• [Charts and diagrams as code]:
⟨

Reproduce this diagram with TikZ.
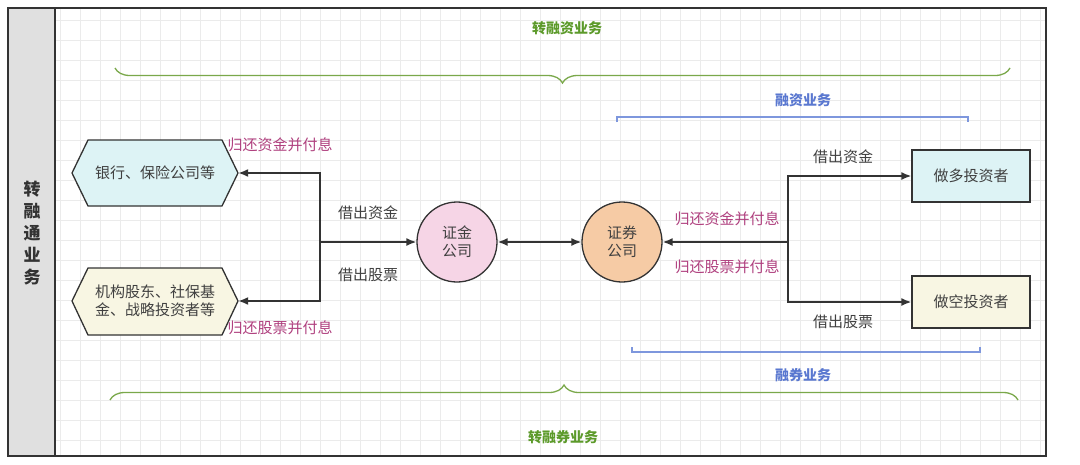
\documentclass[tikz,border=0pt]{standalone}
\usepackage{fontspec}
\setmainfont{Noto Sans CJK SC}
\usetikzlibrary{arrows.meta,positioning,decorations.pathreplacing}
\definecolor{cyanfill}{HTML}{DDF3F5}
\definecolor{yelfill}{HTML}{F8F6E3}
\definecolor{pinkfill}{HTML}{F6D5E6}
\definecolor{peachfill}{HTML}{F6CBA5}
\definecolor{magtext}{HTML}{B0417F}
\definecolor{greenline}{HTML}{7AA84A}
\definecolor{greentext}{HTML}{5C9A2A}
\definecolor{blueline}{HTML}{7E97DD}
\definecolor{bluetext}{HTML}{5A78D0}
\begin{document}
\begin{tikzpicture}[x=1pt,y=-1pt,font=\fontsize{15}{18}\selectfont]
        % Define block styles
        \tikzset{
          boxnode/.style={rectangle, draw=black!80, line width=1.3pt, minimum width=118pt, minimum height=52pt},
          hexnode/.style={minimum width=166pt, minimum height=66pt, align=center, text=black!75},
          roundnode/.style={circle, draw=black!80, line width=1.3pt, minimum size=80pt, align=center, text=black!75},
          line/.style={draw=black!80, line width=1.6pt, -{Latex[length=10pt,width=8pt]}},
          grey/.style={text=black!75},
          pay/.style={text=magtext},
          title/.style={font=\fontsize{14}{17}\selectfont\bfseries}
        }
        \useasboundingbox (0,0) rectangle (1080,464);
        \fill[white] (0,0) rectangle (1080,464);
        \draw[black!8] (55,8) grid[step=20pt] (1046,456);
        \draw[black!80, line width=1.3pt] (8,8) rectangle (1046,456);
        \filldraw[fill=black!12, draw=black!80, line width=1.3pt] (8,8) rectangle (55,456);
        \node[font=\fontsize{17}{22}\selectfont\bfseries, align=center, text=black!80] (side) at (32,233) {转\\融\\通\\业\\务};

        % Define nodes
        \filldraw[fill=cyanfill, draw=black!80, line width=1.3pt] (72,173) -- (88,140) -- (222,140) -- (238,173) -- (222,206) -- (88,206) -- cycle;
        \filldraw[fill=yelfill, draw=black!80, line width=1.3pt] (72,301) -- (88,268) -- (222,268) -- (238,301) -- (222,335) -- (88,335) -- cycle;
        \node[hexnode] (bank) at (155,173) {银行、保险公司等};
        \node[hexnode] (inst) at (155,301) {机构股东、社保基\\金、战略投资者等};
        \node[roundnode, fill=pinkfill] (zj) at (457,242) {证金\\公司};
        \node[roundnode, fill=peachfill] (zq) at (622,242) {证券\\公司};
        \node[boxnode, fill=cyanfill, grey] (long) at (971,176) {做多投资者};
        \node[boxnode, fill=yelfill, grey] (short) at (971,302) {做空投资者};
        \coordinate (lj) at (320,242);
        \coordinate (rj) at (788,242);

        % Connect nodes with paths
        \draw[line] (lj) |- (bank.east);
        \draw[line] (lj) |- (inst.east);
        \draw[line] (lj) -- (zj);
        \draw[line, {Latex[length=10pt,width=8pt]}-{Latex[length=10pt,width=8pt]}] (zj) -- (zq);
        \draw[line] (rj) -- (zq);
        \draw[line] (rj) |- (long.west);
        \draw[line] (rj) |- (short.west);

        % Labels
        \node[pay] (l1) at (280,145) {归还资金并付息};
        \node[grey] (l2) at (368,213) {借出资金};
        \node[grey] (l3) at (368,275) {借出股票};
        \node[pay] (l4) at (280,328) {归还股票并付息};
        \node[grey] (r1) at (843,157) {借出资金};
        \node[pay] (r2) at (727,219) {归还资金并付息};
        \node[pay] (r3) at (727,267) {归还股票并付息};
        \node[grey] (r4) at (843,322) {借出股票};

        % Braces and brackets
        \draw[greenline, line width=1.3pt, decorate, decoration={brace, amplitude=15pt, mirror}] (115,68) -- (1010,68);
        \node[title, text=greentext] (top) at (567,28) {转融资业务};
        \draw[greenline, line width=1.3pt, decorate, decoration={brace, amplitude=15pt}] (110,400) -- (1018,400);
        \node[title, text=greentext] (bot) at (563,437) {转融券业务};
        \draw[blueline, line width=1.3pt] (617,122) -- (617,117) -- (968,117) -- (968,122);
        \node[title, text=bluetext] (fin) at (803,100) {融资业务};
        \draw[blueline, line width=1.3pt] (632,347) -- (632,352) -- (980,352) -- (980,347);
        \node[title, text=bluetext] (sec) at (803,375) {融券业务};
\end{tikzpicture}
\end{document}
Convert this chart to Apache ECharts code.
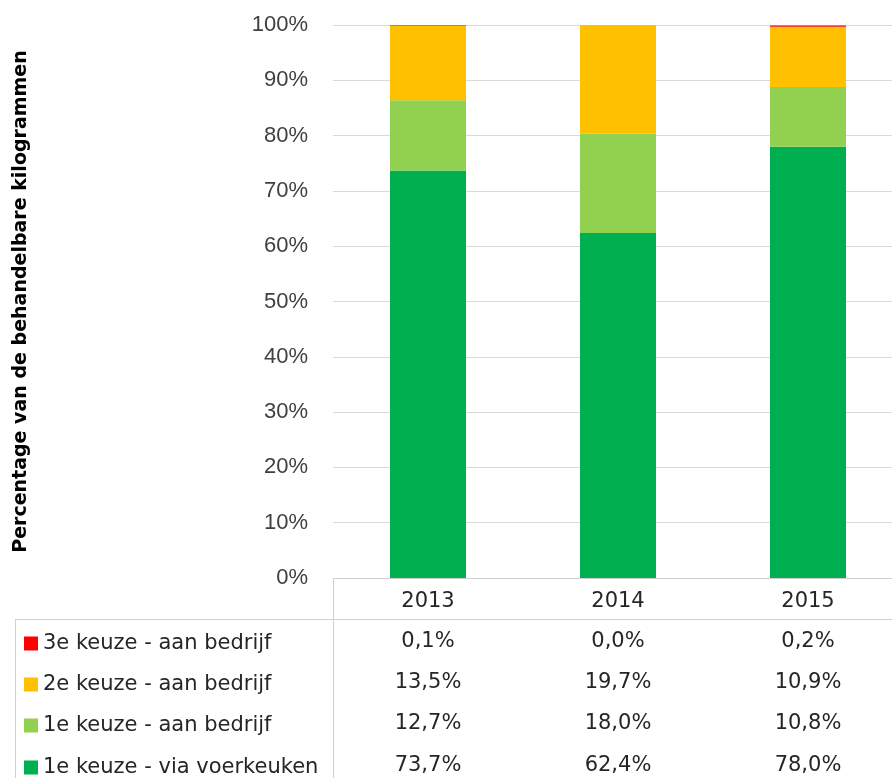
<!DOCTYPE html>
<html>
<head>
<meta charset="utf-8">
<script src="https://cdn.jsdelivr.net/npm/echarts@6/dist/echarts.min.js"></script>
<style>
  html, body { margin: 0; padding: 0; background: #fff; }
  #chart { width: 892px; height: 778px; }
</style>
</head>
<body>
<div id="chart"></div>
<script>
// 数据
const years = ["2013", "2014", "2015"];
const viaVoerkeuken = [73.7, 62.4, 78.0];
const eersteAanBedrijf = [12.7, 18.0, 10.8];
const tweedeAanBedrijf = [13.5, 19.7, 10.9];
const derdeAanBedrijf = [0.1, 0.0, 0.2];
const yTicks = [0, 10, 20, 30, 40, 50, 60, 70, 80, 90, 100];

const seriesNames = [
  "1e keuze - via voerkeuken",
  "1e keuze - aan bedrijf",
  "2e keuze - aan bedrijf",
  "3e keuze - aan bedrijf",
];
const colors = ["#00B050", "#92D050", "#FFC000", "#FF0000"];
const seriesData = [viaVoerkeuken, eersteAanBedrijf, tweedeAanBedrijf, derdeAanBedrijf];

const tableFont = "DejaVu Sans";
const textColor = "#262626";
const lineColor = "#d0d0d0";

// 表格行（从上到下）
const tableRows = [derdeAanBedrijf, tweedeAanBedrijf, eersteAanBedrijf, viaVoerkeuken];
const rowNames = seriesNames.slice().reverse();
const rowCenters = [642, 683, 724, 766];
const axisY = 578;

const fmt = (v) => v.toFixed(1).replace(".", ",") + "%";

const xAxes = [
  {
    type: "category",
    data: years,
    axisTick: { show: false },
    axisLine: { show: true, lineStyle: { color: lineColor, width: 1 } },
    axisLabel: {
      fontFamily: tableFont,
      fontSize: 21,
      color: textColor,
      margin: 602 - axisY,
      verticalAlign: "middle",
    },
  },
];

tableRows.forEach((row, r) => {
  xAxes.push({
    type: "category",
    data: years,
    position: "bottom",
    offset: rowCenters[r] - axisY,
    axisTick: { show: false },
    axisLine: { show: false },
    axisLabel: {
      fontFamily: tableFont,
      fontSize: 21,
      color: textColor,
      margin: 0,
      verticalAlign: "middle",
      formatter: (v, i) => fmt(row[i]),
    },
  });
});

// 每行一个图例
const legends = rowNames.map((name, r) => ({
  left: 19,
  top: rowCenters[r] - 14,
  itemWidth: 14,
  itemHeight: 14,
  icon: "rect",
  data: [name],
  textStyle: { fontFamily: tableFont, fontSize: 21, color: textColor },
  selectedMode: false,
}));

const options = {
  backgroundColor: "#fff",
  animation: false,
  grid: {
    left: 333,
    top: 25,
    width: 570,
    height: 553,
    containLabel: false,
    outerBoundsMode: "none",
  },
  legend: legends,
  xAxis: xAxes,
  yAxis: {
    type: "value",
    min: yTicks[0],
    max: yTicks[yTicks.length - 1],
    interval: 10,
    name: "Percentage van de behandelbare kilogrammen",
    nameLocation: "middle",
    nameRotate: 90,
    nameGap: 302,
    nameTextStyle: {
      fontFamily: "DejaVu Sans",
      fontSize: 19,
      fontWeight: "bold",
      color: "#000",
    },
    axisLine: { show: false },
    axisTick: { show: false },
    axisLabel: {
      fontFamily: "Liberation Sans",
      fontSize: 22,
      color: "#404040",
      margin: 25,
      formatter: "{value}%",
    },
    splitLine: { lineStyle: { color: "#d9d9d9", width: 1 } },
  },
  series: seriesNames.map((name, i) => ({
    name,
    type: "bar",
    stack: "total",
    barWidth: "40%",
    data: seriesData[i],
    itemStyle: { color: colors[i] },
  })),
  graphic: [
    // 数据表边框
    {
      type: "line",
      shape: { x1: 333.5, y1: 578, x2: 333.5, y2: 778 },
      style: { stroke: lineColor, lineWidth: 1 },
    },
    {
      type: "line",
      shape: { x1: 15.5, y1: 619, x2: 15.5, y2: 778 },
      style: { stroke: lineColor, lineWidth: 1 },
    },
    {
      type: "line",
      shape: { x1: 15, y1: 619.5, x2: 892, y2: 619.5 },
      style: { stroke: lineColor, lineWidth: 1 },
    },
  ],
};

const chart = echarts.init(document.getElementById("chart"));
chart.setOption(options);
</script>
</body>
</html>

⟩

• [Work to be completed]: Word for word, retype the lines in the entries above that run from the one with "Convert this chart to Apache ECharts code." through the one with "const fmt = (v)". Both ends count; pictures do not.

• [Result of this exercise]:
Convert this chart to Apache ECharts code.
<!DOCTYPE html>
<html>
<head>
<meta charset="utf-8">
<script src="https://cdn.jsdelivr.net/npm/echarts@6/dist/echarts.min.js"></script>
<style>
  html, body { margin: 0; padding: 0; background: #fff; }
  #chart { width: 892px; height: 778px; }
</style>
</head>
<body>
<div id="chart"></div>
<script>
// 数据
const years = ["2013", "2014", "2015"];
const viaVoerkeuken = [73.7, 62.4, 78.0];
const eersteAanBedrijf = [12.7, 18.0, 10.8];
const tweedeAanBedrijf = [13.5, 19.7, 10.9];
const derdeAanBedrijf = [0.1, 0.0, 0.2];
const yTicks = [0, 10, 20, 30, 40, 50, 60, 70, 80, 90, 100];

const seriesNames = [
  "1e keuze - via voerkeuken",
  "1e keuze - aan bedrijf",
  "2e keuze - aan bedrijf",
  "3e keuze - aan bedrijf",
];
const colors = ["#00B050", "#92D050", "#FFC000", "#FF0000"];
const seriesData = [viaVoerkeuken, eersteAanBedrijf, tweedeAanBedrijf, derdeAanBedrijf];

const tableFont = "DejaVu Sans";
const textColor = "#262626";
const lineColor = "#d0d0d0";

// 表格行（从上到下）
const tableRows = [derdeAanBedrijf, tweedeAanBedrijf, eersteAanBedrijf, viaVoerkeuken];
const rowNames = seriesNames.slice().reverse();
const rowCenters = [642, 683, 724, 766];
const axisY = 578;

const fmt = (v) => v.toFixed(1).replace(".", ",") + "%";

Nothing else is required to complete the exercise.